In large part, the fact that this encounter could even take place is thanks to a single, almost accidental trip. In March of 1868, an unknown Scottish-born wanderer and amateur botanist named John Muir arrived in San Francisco with plant-collecting gear and a thirst for the wild. Muir had finished an aimless 1,000-mile walk from Indiana to Florida, and planned to head next to South America to seek the source of the Amazon River and raft its length. However, a bout with malaria in Florida led him to contemplate a less strenuous journey, so he set course instead for California, where he’d read about the beauty of Yosemite Valley. A week-long visit to Yosemite turned into a five-year stint in the Sierra Nevada, and there blossomed a life-long passion for the wilderness that would change the face of global conservation.
- John Muir (1838-1914) enjoying the outdoors. (Universal History Archive/Getty)
One hundred years after Muir’s death, his initial 300-mile cross-California walk from San Francisco to Yosemite is not well known, but his conservation legacy lingers. In the United States, Muir is often called “the father of the national parks” both for his political advocacy through the environmental organisation the Sierra Club, which he cofounded in 1892, and also for his writing, which helped introduce the concept of wilderness conservation to new audiences around the world. Even today, in his home country, the Scottish Campaign for National Parks cites Muir as an inspiration for its continued efforts to turn more Scottish wilderness into national parks, and in April 2014 the new 134-mile trail from the town of Helensburgh to Muir’s birthplace of Dunbar was named in his honour.

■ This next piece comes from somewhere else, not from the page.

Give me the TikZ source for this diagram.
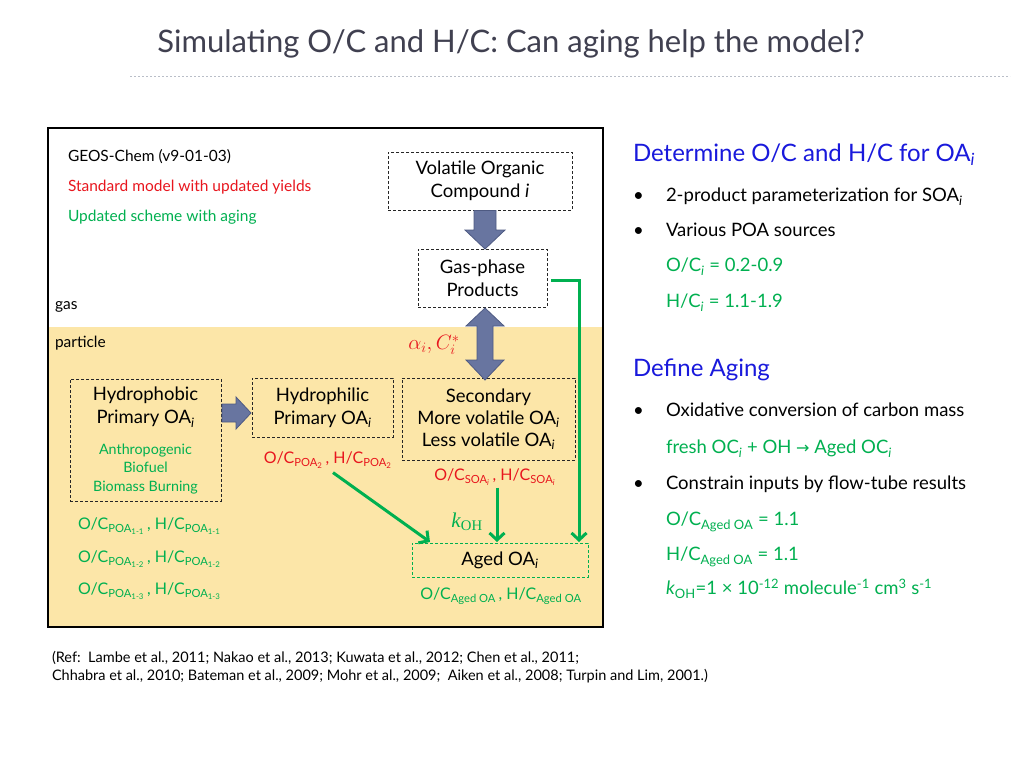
\documentclass[tikz,border=0pt]{standalone}
\usepackage{fontspec}
\setmainfont{Lato}
\newfontfamily\seriffont{Liberation Serif}
\newfontfamily\symfont{DejaVu Sans}
\usetikzlibrary{arrows.meta,calc}
\definecolor{tgray}{RGB}{64,64,80}
\definecolor{rred}{RGB}{232,22,30}
\definecolor{ggreen}{RGB}{0,176,80}
\definecolor{bblue}{RGB}{25,25,220}
\definecolor{pyellow}{RGB}{252,230,168}
\definecolor{afill}{RGB}{104,117,160}
\definecolor{aline}{RGB}{78,90,130}
\definecolor{dotgray}{RGB}{185,190,200}
\newcommand{\sbs}[1]{\textsubscript{#1}}
\newcommand{\sps}[1]{\textsuperscript{#1}}
\begin{document}
\begin{tikzpicture}[x=1pt,y=-1pt,
  every node/.style={inner sep=0pt,outer sep=0pt},
  lbl/.style={anchor=west,text height=0.72em,text depth=0pt},
  clbl/.style={anchor=center,text height=0.72em,text depth=0pt},
  bigf/.style={font=\fontsize{18.5}{23}\selectfont},
  smf/.style={font=\fontsize{15.5}{18}\selectfont},
  srcf/.style={font=\fontsize{14.3}{17}\selectfont},
  lblf/.style={font=\fontsize{16}{19}\selectfont},
  rf/.style={font=\fontsize{18.5}{22}\selectfont},
  hf/.style={font=\fontsize{24}{28}\selectfont},
  reff/.style={font=\fontsize{14.5}{17}\selectfont},
  dbox/.style={draw=black!85,dash pattern=on 3pt off 2pt,line width=0.9pt,align=center,bigf},
  gbox/.style={dbox,draw=ggreen},
  garrow/.style={draw=ggreen,line width=3pt,-{Straight Barb[length=7pt,width=15pt]}},
  bigarrow/.style={fill=afill,draw=aline,line width=0.8pt}
]
\useasboundingbox (0,0) rectangle (1024,768);
\fill[white] (0,0) rectangle (1024,768);
% title
\node[clbl,text=tgray,font=\fontsize{31}{34}\selectfont] (title) at (511,49) {Simulating O/C and H/C: Can aging help the model?};
\draw[dotgray,line width=0.8pt,dash pattern=on 2pt off 2pt] (130,76) -- (1010,76);
% panel
\fill[pyellow] (48,327) rectangle (603,627);
\draw[line width=2pt] (48,128) rectangle (603,627);
\node[lbl,smf] (geos) at (68,158) {GEOS-Chem (v9-01-03)};
\node[lbl,smf,text=rred] (std) at (68,188) {Standard model with updated yields};
\node[lbl,smf,text=ggreen] (upd) at (68,218) {Updated scheme with aging};
\node[lbl,smf] (gaslbl) at (55,306) {gas};
\node[lbl,smf] (partlbl) at (55,344) {particle};
% boxes
\node[dbox,minimum width=184pt,minimum height=58pt] (voc) at (480,181) {Volatile Organic\\Compound \textit{i}};
\node[dbox,minimum width=129pt,minimum height=58pt] (gas) at (482.5,278) {Gas-phase\\Products};
\node[dbox,minimum width=151pt,minimum height=122pt] (hphob) at (145.5,440) {};
\node[dbox,minimum width=141pt,minimum height=59pt] (hphil) at (322.5,407.5) {Hydrophilic\\Primary OA\sbs{\textit{i}}};
\node[dbox,minimum width=173pt,minimum height=82pt,font=\fontsize{18.5}{22}\selectfont] (sec) at (488.5,419) {Secondary\\More volatile OA\sbs{\textit{i}}\\Less volatile OA\sbs{\textit{i}}};
\node[gbox,minimum width=176pt,minimum height=34pt] (aged) at (500,560) {Aged OA\sbs{\textit{i}}};
% hydrophobic contents
\node[clbl,bigf] (hphobA) at (145.5,397) {Hydrophobic};
\node[clbl,bigf] (hphobB) at (145.5,420) {Primary OA\sbs{\textit{i}}};
\node[clbl,srcf,text=ggreen] (src1) at (145.5,451) {Anthropogenic};
\node[clbl,srcf,text=ggreen] (src2) at (145.5,469) {Biofuel};
\node[clbl,srcf,text=ggreen] (src3) at (145.5,488) {Biomass Burning};
% labels
\node[clbl,lblf,text=rred] (poa2) at (328,460) {O/C\sbs{POA\sbs{2}}\,, H/C\sbs{POA\sbs{2}}};
\node[clbl,lblf,text=rred] (soa) at (495,477) {O/C\sbs{SOA\sbs{\textit{i}}}\,, H/C\sbs{SOA\sbs{\textit{i}}}};
\node[clbl,lblf,text=ggreen] (agedlbl) at (501,596) {O/C\sbs{Aged OA}\,, H/C\sbs{Aged OA}};
\node[lbl,lblf,text=ggreen] (p11) at (78,526) {O/C\sbs{POA\sbs{1-1}}\,, H/C\sbs{POA\sbs{1-1}}};
\node[lbl,lblf,text=ggreen] (p12) at (78,559) {O/C\sbs{POA\sbs{1-2}}\,, H/C\sbs{POA\sbs{1-2}}};
\node[lbl,lblf,text=ggreen] (p13) at (78,591) {O/C\sbs{POA\sbs{1-3}}\,, H/C\sbs{POA\sbs{1-3}}};
\node[clbl,text=rred,font=\fontsize{21}{24}\selectfont] (alpha) at (434,346) {$\alpha_i,C_i^{*}$};
\node[clbl,text=ggreen,font=\seriffont\fontsize{21}{24}\selectfont] (koh) at (467,524) {\textit{k}\sbs{OH}};
% big arrows
\coordinate (a1s) at ($(voc.south)+(5,0.5)$);
\coordinate (a1e) at ($(gas.north)+(2.5,0)$);
\filldraw[bigarrow] ($(a1s)+(-11,0)$) -- ($(a1s)+(11,0)$) -- ($(a1e)+(11,-19)$) -- ($(a1e)+(20,-19)$) -- (a1e) -- ($(a1e)+(-20,-19)$) -- ($(a1e)+(-11,-19)$) -- cycle;
\coordinate (a2s) at ($(gas.south)+(2.5,1)$);
\coordinate (a2e) at ($(sec.north)+(-3.5,2)$);
\filldraw[bigarrow] (a2s) -- ($(a2s)+(19,18)$) -- ($(a2s)+(8,18)$) -- ($(a2e)+(8,-20)$) -- ($(a2e)+(19,-20)$) -- (a2e) -- ($(a2e)+(-19,-20)$) -- ($(a2e)+(-8,-20)$) -- ($(a2s)+(-8,18)$) -- ($(a2s)+(-19,18)$) -- cycle;
\coordinate (a3s) at ($(hphob.east)+(1,-27)$);
\coordinate (a3e) at ($(hphil.west)+(-1,5.5)$);
\filldraw[bigarrow] ($(a3s)+(0,-9)$) -- ($(a3e)+(-15,-9)$) -- ($(a3e)+(-15,-16)$) -- (a3e) -- ($(a3e)+(-15,16)$) -- ($(a3e)+(-15,9)$) -- ($(a3s)+(0,9)$) -- cycle;
% green connectors
\draw[garrow] ($(poa2.south)+(5,9)$) -- ($(aged.north west)+(18,-1)$);
\draw[garrow] ($(soa.south)+(2,7)$) -- ($(aged.north)+(-3,-1)$);
\draw[garrow] ($(gas.east)+(4,2)$) -| ($(aged.north east)+(-9,-1)$);
% right column
\node[lbl,hf,text=bblue] (h1) at (633,158) {Determine O/C and H/C for OA\sbs{\textit{i}}};
\node[lbl,rf] (m1) at (633,198) {•};
\node[lbl,rf] (t1) at (666,198) {2-product parameterization for SOA\sbs{\textit{i}}};
\node[lbl,rf] (m2) at (633,233) {•};
\node[lbl,rf] (t2) at (666,233) {Various POA sources};
\node[lbl,rf,text=ggreen] (t3) at (666,268) {O/C\sbs{\textit{i}} = 0.2-0.9};
\node[lbl,rf,text=ggreen] (t4) at (666,304) {H/C\sbs{\textit{i}} = 1.1-1.9};
\node[lbl,hf,text=bblue] (h2) at (633,373) {Define Aging};
\node[lbl,rf] (m3) at (633,413) {•};
\node[lbl,rf] (t5) at (666,413) {Oxidative conversion of carbon mass};
\node[lbl,rf,text=ggreen] (t6) at (666,450) {fresh OC\sbs{\textit{i}} + OH {\symfont\fontsize{16}{18}\selectfont →} Aged OC\sbs{\textit{i}}};
\node[lbl,rf] (m4) at (633,486) {•};
\node[lbl,rf] (t7) at (666,486) {Constrain inputs by flow-tube results};
\node[lbl,rf,text=ggreen] (t8) at (666,522) {O/C\sbs{Aged OA} = 1.1};
\node[lbl,rf,text=ggreen] (t9) at (666,557) {H/C\sbs{Aged OA} = 1.1};
\node[lbl,rf,text=ggreen] (t10) at (666,591) {\textit{k}\sbs{OH}=1 × 10\sps{-12} molecule\sps{-1} cm\sps{3} s\sps{-1}};
% references
\node[lbl,reff] (ref1) at (52,659) {(Ref:\ \ Lambe et al., 2011; Nakao et al., 2013; Kuwata et al., 2012; Chen et al., 2011;};
\node[lbl,reff] (ref2) at (52,677) {Chhabra et al., 2010; Bateman et al., 2009; Mohr et al., 2009;\ \ Aiken et al., 2008; Turpin and Lim, 2001.)};
\end{tikzpicture}
\end{document}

By the time Muir arrived in San Francisco, Yosemite’s fame was already on the rise. Four years earlier, Abraham Lincoln had signed the Yosemite Grant Act, establishing Yosemite as a California State Park, the first land to be set aside by the US government for preservation and public use. Many more parks would follow suit, and Muir would be crucial to the process.

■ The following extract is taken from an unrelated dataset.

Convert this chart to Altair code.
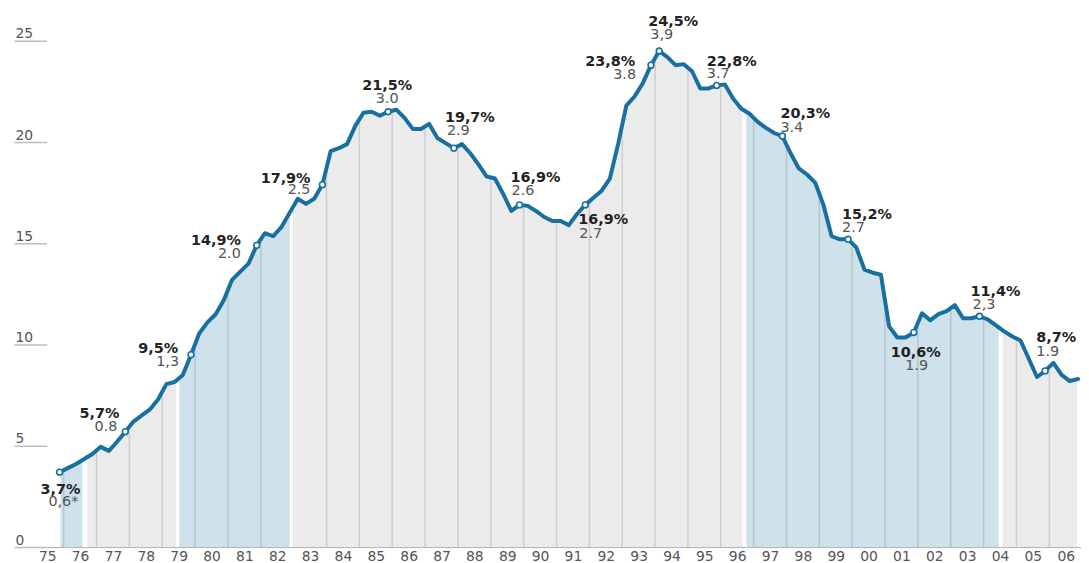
import altair as alt
import pandas as pd

# ---------------- data ----------------
first_year = 1975
first_quarter = 4  # series starts in Q4 1975

# unemployment rate (%), quarterly, Q4 1975 .. Q4 2006
unemployment = [
    3.7,
    3.9, 4.1, 4.35, 4.6,        # 1976
    4.95, 4.75, 5.2, 5.7,       # 1977
    6.2, 6.5, 6.8, 7.3,         # 1978
    8.05, 8.15, 8.5, 9.5,       # 1979
    10.55, 11.1, 11.5, 12.2,    # 1980
    13.2, 13.6, 14.0, 14.9,     # 1981
    15.5, 15.35, 15.8, 16.5,    # 1982
    17.2, 16.95, 17.2, 17.9,    # 1983
    19.55, 19.7, 19.9, 20.8,    # 1984
    21.45, 21.5, 21.3, 21.5,    # 1985
    21.6, 21.2, 20.65, 20.65,   # 1986
    20.9, 20.2, 19.95, 19.7,    # 1987
    19.9, 19.45, 18.9, 18.3,    # 1988
    18.2, 17.45, 16.6, 16.9,    # 1989
    16.85, 16.6, 16.3, 16.1,    # 1990
    16.1, 15.9, 16.45, 16.9,    # 1991
    17.25, 17.6, 18.2, 19.9,    # 1992
    21.8, 22.25, 22.9, 23.8,    # 1993
    24.5, 24.2, 23.8, 23.85,    # 1994
    23.5, 22.65, 22.65, 22.8,   # 1995
    22.85, 22.15, 21.65, 21.4,  # 1996
    21.0, 20.7, 20.45, 20.3,    # 1997
    19.45, 18.7, 18.4, 18.0,    # 1998
    16.9, 15.35, 15.2, 15.2,    # 1999
    14.8, 13.7, 13.55, 13.45,   # 2000
    10.9, 10.35, 10.35, 10.6,   # 2001
    11.55, 11.2, 11.5, 11.65,   # 2002
    11.95, 11.3, 11.3, 11.4,    # 2003
    11.25, 10.95, 10.65, 10.4,  # 2004
    10.2, 9.3, 8.4, 8.7,        # 2005
    9.1, 8.5, 8.2, 8.3,         # 2006
]

# annotated quarters (year, quarter), rate label, unemployed (millions) label
ann_year = [1975, 1977, 1979, 1981, 1983, 1985, 1987, 1989, 1991, 1993,
            1994, 1995, 1997, 1999, 2001, 2003, 2005]
ann_quarter = [4, 4, 4, 4, 4, 4, 4, 4, 4, 4, 1, 4, 4, 4, 4, 4, 4]
ann_pct = ["3,7%", "5,7%", "9,5%", "14,9%", "17,9%", "21,5%", "19,7%",
           "16,9%", "16,9%", "23,8%", "24,5%", "22,8%", "20,3%", "15,2%",
           "10,6%", "11,4%", "8,7%"]
ann_mil = ["0,6*", "0.8", "1,3", "2.0", "2.5", "3.0", "2.9", "2.6", "2.7",
           "3.8", "3,9", "3.7", "3.4", "2.7", "1.9", "2,3", "1.9"]

# government periods (fractional years) and shading
band_start = [1975.9, 1976.72, 1979.52, 1983.04, 1996.78, 2004.58]
band_end = [1976.57, 1979.42, 1982.88, 1996.66, 2004.46, 2006.85]
band_kind = ["blue", "gray", "blue", "gray", "blue", "gray"]

year_lines = list(range(1976, 2007))
x_label_years = list(range(1975, 2007))
y_ticks = [0, 5, 10, 15, 20, 25]

# ---------------- styling ----------------
LINE = "#17709f"
GRAY_FILL = "#ebebeb"
BLUE_FILL = "#cfe1ea"
FONT = "DejaVu Sans"
X_MIN, X_MAX = 1975.483, 2006.965
Y_MAX = 26.52

# label placement: (align, dx, dy) for rate and for millions
placement = [
    ("right", 21, 18, "right", 19, 30),
    ("right", -6, -18, "right", -8, -5),
    ("right", -13, -6, "right", -12, 7),
    ("right", -16, -4, "right", -16, 9),
    ("right", -12, -6, "right", -12, 5),
    ("center", -1, -26, "center", -1, -13),
    ("left", -9, -30, "left", -7, -17),
    ("left", -9, -27, "left", -8, -14),
    ("left", -7, 15, "left", -6, 29),
    ("right", -16, -3, "right", -15, 10),
    ("left", -11, -29, "left", -9, -16),
    ("left", -10, -24, "left", -10, -11),
    ("left", -2, -22, "left", -2, -8),
    ("left", -6, -24, "left", -6, -11),
    ("center", 2, 21, "center", 3, 34),
    ("left", -9, -24, "left", -7, -11),
    ("left", -9, -33, "left", -9, -19),
]

# ---------------- tables ----------------
def qpos(year, q):
    return year + (q - 0.5) / 4.0

rows = []
y, q = first_year, first_quarter
for v in unemployment:
    rows.append({"t": qpos(y, q), "value": v})
    q += 1
    if q > 4:
        q = 1
        y += 1
series = pd.DataFrame(rows)

ann = pd.DataFrame({
    "t": [qpos(a, b) for a, b in zip(ann_year, ann_quarter)],
    "pct": ann_pct,
    "mil": ann_mil,
})
ann["value"] = [series.loc[(series["t"] - t).abs().idxmin(), "value"] for t in ann["t"]]

bands = pd.DataFrame({"start": band_start, "end": band_end, "kind": band_kind})
years = pd.DataFrame({"year": year_lines})

xscale = alt.Scale(domain=[X_MIN, X_MAX], nice=False, zero=False)
yscale = alt.Scale(domain=[0, Y_MAX], nice=False, zero=True)

xaxis = alt.Axis(
    values=[v + 0.5 for v in x_label_years],
    labelExpr="substring(toString(floor(datum.value)), 2)",
    ticks=False, grid=False, domain=True, domainColor="#b0b0b0", domainWidth=1,
    labelFont=FONT, labelFontSize=14, labelColor="#555555", labelPadding=3,
    labelFlush=False, labelOverlap=False, labelBound=False, title=None, zindex=1,
)
yaxis = alt.Axis(
    values=y_ticks, domain=False, grid=False, ticks=True, tickSize=33,
    tickColor="#bdbdbd", tickWidth=1.5, labelAlign="left", labelBaseline="alphabetic",
    labelPadding=-1, labelOffset=-3, labelFont=FONT, labelFontSize=14,
    labelColor="#555555", title=None, zindex=1,
)

def X(field):
    return alt.X(field, type="quantitative", scale=xscale, axis=xaxis)

def Y(field):
    return alt.Y(field, type="quantitative", scale=yscale, axis=yaxis)

band_layer = alt.Chart(bands).mark_rect().encode(
    x=X("start"), x2="end",
    y=alt.datum(0, scale=yscale, axis=yaxis), y2=alt.datum(Y_MAX),
    color=alt.Color("kind:N", scale=alt.Scale(domain=["blue", "gray"],
                                              range=[BLUE_FILL, GRAY_FILL]), legend=None),
)

rule_layer = alt.Chart(years).mark_rule(color="#000000", opacity=0.12, strokeWidth=1.5).encode(
    x=X("year"), y=alt.datum(0), y2=alt.datum(Y_MAX),
)

mask_layer = alt.Chart(series).mark_area(color="white", opacity=1, interpolate="linear").encode(
    x=X("t"), y=Y("value"), y2=alt.datum(Y_MAX),
)

line_layer = alt.Chart(series).mark_line(
    color=LINE, strokeWidth=4, strokeJoin="round", strokeCap="round"
).encode(x=X("t"), y=Y("value"))

point_layer = alt.Chart(ann).mark_point(
    filled=True, fill="white", stroke=LINE, strokeWidth=1.6, size=34, opacity=1
).encode(x=X("t"), y=Y("value"))

layers = [band_layer, rule_layer, mask_layer, line_layer, point_layer]

for i, (a1, dx1, dy1, a2, dx2, dy2) in enumerate(placement):
    sub = ann.iloc[[i]]
    layers.append(
        alt.Chart(sub).mark_text(
            align=a1, baseline="middle", dx=dx1, dy=dy1, font=FONT,
            fontSize=14.5, fontWeight="bold", color="#222222",
        ).encode(x=X("t"), y=Y("value"), text="pct:N")
    )
    layers.append(
        alt.Chart(sub).mark_text(
            align=a2, baseline="middle", dx=dx2, dy=dy2, font=FONT,
            fontSize=14.5, color="#555555",
        ).encode(x=X("t"), y=Y("value"), text="mil:N")
    )

chart = alt.layer(*layers).properties(
    width=1042, height=541,
    autosize=alt.AutoSizeParams(type="none"),
    padding={"left": 39, "top": 0, "right": 0, "bottom": 22},
    background="white",
).configure_view(stroke=None)

chart.save("out.html", embed_options={"renderer": "svg", "actions": False})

Muir knew the fastest route to Yosemite from San Francisco, but he didn’t take it. Instead, he chose the wildest: the one that would get him away from cities quickly and ensure wildflower spotting along the way. I recently followed Muir’s route by car, hoping to find what’s left of Muir’s California.

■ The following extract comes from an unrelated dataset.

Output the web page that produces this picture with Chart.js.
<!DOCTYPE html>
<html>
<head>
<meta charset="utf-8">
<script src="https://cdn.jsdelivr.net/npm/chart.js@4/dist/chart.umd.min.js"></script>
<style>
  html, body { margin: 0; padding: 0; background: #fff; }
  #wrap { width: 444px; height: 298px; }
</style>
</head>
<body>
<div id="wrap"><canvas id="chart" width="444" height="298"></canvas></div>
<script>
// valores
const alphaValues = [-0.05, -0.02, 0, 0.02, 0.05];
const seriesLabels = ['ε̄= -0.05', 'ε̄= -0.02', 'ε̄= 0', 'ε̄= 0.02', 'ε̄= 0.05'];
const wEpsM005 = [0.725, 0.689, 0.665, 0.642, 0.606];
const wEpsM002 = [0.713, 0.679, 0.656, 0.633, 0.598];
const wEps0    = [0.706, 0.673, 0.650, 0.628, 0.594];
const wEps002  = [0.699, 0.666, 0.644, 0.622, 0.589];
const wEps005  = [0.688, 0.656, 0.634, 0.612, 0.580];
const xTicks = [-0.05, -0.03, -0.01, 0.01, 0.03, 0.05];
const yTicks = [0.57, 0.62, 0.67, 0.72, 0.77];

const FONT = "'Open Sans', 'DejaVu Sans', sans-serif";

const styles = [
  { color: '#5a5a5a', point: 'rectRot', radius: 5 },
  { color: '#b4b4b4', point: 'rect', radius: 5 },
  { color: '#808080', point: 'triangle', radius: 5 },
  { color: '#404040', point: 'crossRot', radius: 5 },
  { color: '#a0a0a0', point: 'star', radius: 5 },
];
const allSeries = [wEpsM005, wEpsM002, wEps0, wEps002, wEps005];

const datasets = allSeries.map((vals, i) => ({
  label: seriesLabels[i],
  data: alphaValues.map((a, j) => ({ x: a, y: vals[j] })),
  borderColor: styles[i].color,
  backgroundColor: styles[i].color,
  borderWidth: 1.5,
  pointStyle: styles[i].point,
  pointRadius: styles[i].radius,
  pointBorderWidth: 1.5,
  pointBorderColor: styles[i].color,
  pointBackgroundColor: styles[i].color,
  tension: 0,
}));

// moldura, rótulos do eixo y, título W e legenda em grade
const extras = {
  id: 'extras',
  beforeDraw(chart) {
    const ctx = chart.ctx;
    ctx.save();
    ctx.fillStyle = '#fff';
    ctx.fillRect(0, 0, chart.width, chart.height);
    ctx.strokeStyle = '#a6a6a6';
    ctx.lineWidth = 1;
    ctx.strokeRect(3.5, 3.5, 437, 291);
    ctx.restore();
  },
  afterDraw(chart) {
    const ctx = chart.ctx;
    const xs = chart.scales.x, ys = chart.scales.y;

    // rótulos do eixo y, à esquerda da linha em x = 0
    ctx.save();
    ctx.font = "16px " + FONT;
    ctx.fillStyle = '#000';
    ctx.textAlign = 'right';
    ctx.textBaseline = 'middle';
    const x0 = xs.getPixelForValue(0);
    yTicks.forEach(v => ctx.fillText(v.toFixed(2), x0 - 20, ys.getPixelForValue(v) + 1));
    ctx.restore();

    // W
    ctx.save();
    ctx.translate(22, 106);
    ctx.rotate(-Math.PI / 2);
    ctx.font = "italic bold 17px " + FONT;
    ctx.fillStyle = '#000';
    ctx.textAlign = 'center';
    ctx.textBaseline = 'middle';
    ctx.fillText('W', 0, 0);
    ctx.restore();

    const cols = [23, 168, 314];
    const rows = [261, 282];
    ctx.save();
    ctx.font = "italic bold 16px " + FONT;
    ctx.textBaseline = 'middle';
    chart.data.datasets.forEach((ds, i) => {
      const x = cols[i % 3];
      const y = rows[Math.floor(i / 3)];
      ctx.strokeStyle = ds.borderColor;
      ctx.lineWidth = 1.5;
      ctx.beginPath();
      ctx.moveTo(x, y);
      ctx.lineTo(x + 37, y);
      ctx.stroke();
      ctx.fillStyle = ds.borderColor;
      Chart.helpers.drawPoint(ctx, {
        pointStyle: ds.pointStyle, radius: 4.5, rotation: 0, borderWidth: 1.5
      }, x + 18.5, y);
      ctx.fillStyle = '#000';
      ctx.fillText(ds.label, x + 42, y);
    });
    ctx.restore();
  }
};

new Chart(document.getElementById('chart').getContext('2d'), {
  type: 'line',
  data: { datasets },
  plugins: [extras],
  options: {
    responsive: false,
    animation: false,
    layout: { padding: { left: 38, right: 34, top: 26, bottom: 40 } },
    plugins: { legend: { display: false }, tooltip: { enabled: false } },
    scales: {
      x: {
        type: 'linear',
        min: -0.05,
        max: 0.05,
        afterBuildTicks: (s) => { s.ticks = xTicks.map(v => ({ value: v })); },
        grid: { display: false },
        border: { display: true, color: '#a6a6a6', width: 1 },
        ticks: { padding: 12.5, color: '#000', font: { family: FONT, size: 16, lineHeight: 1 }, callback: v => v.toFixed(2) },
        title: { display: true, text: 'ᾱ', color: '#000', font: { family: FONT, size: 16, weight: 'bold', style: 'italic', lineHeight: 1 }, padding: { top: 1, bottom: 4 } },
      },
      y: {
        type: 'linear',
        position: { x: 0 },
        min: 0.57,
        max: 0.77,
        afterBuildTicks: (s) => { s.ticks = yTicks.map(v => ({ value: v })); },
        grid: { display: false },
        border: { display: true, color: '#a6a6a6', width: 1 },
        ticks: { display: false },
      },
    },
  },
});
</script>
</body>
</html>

- Retracing John Muir's route. (Andy Murdock)
I picked up Muir’s trail in the city of Oakland, where he set out on foot after hopping a ferry from San Francisco. I then headed south past San Jose, cutting east at the town of Gilroy, and drove into the Diablo Range toward Pacheco Pass. Muir’s account of his trip, spread across more than a dozen of his publications, is at times dry and laced with botanical Latin, and at other times poetic and effusive. At a point near Pacheco Pass, Muir first saw the Sierra Nevada Mountains in the distance, a moment he described in his 1912 book The Yosemite:
“At my feet lay the Great Central Valley of California, level and flowery, like a lake of pure sunshine… And from the eastern boundary of this vast golden flower-bed rose the mighty Sierra, miles in height, and so gloriously coloured and so radiant, it seemed not clothed with light, but wholly composed of it, like the wall of some celestial city…Then it seemed to me that the Sierra should be called, not the Nevada or Snowy Range, but the Range of Light.”